There is a nice  breakdown on savings produced (seven items), it will be great to know the cost as well to figure  out what item is the most efficient.  Somehow the breakdown and final cost of EE are not mentioned at all.

Hate to ask again:

what is included in 13.2 million? is it design only?

if all EE upgrades are within 13.2 millions, why is 500 million rehub is called green at all? EE upgrades counts for  2.6% only ....

Do I missed somesing?

Thanks,

Igor

Comment by Richard Scott Mills on January 11, 2013 at 1:11pm

Igor

Here's the full story after the retrofit: 

http://blog.rmi.org/blog_empire_state_retrofit_surpasses_energy_sav...

I gave you the short version which was from 2010. 

The rehab is $500 million. The EE upgrades are $13.2 million. Savings $4.4 million p/y.

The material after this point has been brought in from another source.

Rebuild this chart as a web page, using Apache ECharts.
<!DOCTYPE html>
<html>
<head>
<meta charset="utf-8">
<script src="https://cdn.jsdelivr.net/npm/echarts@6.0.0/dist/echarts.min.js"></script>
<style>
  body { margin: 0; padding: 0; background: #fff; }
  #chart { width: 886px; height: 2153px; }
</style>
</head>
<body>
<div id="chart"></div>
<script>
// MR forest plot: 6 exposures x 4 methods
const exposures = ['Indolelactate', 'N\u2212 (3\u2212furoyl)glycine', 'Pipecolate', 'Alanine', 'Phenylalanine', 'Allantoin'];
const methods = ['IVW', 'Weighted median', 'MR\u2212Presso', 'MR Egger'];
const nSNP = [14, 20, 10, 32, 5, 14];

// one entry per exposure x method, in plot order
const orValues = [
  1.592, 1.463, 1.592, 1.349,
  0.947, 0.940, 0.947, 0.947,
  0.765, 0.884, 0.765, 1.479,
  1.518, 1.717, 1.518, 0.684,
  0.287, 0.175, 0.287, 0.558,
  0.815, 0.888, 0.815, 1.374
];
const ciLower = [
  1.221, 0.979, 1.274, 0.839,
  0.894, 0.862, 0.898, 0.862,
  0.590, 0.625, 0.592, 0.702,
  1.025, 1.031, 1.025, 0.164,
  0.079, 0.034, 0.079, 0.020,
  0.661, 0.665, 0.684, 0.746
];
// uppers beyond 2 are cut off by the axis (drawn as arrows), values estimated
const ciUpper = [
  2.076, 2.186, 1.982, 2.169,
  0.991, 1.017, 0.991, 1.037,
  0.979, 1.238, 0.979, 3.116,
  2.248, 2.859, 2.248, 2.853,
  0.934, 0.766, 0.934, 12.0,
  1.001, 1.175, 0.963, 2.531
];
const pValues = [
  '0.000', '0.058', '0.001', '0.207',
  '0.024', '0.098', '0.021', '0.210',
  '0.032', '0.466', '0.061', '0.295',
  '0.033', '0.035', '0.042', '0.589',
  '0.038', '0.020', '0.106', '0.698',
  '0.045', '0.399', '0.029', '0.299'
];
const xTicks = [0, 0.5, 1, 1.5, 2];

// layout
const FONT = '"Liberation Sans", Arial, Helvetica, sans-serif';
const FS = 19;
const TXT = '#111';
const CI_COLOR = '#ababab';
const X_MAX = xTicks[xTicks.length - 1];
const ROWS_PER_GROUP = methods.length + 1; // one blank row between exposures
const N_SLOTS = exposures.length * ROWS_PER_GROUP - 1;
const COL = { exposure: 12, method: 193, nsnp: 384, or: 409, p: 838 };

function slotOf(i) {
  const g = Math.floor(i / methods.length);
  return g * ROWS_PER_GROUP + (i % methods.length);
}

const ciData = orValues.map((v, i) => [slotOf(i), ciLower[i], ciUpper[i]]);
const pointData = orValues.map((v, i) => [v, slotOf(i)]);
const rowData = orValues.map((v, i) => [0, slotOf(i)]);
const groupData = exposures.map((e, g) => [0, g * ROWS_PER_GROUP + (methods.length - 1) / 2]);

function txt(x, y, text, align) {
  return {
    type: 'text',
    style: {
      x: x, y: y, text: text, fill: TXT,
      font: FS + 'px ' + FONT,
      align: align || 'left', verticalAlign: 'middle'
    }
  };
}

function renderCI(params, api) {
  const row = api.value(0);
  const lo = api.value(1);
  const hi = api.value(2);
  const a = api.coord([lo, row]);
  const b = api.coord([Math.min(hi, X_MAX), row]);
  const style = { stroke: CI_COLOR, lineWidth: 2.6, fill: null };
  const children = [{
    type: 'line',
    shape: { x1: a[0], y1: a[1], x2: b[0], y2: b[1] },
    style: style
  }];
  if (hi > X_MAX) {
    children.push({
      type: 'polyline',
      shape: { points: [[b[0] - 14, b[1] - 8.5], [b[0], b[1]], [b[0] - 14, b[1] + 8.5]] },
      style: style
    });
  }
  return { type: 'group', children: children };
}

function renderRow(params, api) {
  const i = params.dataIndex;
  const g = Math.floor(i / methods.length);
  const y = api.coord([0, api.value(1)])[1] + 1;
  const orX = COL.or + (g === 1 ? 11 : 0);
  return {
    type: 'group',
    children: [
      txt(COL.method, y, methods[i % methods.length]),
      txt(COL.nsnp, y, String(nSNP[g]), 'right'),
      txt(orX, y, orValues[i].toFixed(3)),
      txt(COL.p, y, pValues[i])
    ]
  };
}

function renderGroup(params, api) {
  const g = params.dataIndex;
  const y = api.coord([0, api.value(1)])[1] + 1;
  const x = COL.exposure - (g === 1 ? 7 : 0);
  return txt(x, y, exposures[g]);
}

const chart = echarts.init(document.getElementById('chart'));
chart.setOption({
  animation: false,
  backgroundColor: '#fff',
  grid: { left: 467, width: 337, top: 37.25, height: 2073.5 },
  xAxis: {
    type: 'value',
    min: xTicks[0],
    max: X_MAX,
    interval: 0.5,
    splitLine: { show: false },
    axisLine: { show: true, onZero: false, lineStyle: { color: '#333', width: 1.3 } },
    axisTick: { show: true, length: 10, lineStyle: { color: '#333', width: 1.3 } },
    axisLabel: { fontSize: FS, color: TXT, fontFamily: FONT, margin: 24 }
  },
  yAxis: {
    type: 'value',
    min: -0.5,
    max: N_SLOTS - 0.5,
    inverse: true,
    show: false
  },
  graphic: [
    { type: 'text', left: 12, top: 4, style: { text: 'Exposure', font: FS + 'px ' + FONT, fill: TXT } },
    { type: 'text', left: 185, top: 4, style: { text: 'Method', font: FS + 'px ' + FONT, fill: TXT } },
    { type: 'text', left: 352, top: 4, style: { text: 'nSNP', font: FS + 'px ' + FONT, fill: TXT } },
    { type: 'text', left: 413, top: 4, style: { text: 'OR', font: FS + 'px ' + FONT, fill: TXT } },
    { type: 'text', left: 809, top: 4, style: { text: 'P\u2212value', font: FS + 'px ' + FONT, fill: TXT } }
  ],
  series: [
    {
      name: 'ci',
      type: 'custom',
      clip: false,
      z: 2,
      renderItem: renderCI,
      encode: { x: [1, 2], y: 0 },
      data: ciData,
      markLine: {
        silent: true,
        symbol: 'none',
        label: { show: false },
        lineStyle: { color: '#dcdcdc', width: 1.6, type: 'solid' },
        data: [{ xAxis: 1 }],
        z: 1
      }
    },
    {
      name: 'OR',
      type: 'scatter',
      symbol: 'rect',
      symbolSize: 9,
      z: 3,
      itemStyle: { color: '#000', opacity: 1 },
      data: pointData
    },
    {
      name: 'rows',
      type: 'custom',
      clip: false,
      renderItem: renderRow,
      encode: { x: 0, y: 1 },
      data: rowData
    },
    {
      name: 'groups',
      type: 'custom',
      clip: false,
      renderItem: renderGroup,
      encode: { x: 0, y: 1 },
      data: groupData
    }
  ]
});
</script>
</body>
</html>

Comment by Igor Zhadanovsky on January 11, 2013 at 11:26am

Richard,

if you click on "Description" link below video, you'll see the date

Tuesday, August 03, 2010

It's projected gains ... 

The $13.2 million dollar project will reduce its energy consumption by 35 to 40 percent while saving $3.8 million annually in energy costs.

Comment by Richard Scott Mills on January 11, 2013 at 11:19am

Igor 

Plz go to link: http://www.rmi.org/HPB+Empire+State+Building

See for yourself what was done. 

Comment by Igor Zhadanovsky on January 11, 2013 at 10:00am

reply to Richard Scott Mills:

Richard, your reference to RMI is prelimenary study

Tuesday, August 03, 2010

A case study from RMI's video High Performance Building: Performance by Integrated Design. The Empire State Building is a leading example of a breakthrough process to retrofit large commercial buildings for environmental sustainability. Bringing together Johnson Controls, Jones Lang LaSalle and the Clinton Foundation, RMI helped identify a highly innovative package of retrofits. The $13.2 million dollar project will reduce its energy consumption by 35 to 40 percent while saving $3.8 million annually in energy costs.

Still, not clear about 13.2 million project (is it only project/design itself? or it includes all retrofits?)

Comment by Igor Zhadanovsky on January 11, 2013 at 9:15am

Ted,

there should be some ethic in any discussion,  here as well.  "An example of the stupidity of payback analysis", "great disservice to the EE industry" sounds over edge.

There is a great qoute by Albert Einstein I'd like to remind : "Make everything as simple as possible, but not simpler". Payback period is a tool for comparison, simple and clear, one of many.

If you cast "low hanging fruit" approach in EE as cherry picking, we'd better stop at this point.